I started by listening again to the Liverpool versions of these two works and it was a pleasure to renew acquaintance with such satisfying performances. In the “Haydn”, each variation is given at a well-chosen tempo with scrupulous attention to the dynamics and phrasing in the score and with warm but never heavy sonorities. At the same time there is a freshness which prevents it from being merely an object lesson in non-interventionist interpretation.
The symphony, too, received one of the few really recommendable performances I know, with the first movement repeat, precious few quirks and a fairly mobile slow movement.
Twenty years on in Pittsburgh I am impressed above all by Janowski’s consistency. The variations are once again beautifully turned and the freshness has not been lost. The new recording – which I heard as a normal CD – picks up just that little extra detail. When the double bassoon is playing, for example, it really penetrates the texture. Perhaps on account of this the principal woodwind players come across with a touch more personality in Pittsburgh. Janowski, for his part, is a tad swifter in variations 4, 6 and 7. I thought no.4 a shade pushed but no.6 is now wonderfully exuberant, without a trace of the pompousness it sometimes has. As for no.7, it undoubtedly matches Brahms’s “grazioso” marking even more than before. My trouble is that I grew up with Furtwängler and I still find it hard to forego his long-drawn, romantic treatment of this particular variation. Variation 8 is now not just hushed but positively eerie – most impressive. In spite of the “live” provenance of the new recording the finale closes with more elation in Liverpool. I think this just adds up to a very slight preference for the new version but it’s a close-run thing.
In the symphony we also note that the Pittsburgh strings have greater weight than those of Liverpool. Less welcome is a tendency for the horns to blare. Janowski is now fractionally faster in the first two movements, a tad slower in the last two. The new performance is a little more excitable than the older one, perhaps because it’s live. This, together with the point I made about the horns, sometimes translates into a sense of inflexibility I didn’t notice in Liverpool. I don’t want to make too much of this since it not likely to worry anyone not making comparisons.
Janowski makes few interpretative “points” but it’s fascinating to find those few reproduced identically – the pacing of the last movement coda, for instance. The one movement where I feel he does improve on his former self is the third. It was already very fine but now, with just that fraction more space, every detail of the score is captured yet set in its proper perspective. The outer parts of this movement have scoring of a pointillist delicacy unlike any other orchestral music by Brahms and I’ve never heard them better done.
I must say I noticed this was a live recording only when I started to write the header details above. I don’t know if listening on headphones might reveal some muffled coughs but I noticed nothing on loudspeakers – no applause either and full resonance at the end of both works.

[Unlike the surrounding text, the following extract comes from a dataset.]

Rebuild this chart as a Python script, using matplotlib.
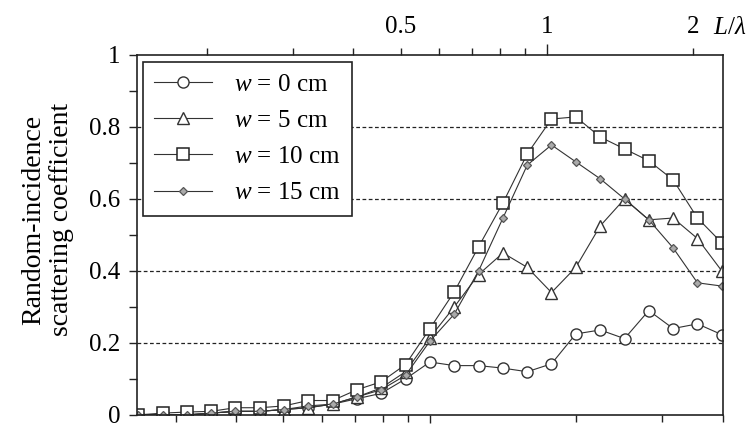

It might seem a paradox to say that these are among the most recommendable versions available of both works and yet at the same time say the disc hardly needed making. The earlier versions were also among the most recommendable versions of both works and the differences are minimal. In view of Janowski’s consistency over the years I therefore wonder just what this new disc actually adds to the store of recorded music on disc. I rather wish Janowski had been employed in Pittsburgh conducting something he hasn’t recorded yet. Still, here it is, and since it has been made I suppose it supersedes the old recording. Especially for SACD collectors, or those who don’t want to buy a 4-CD set and saddle themselves with a lacklustre Fourth Symphony.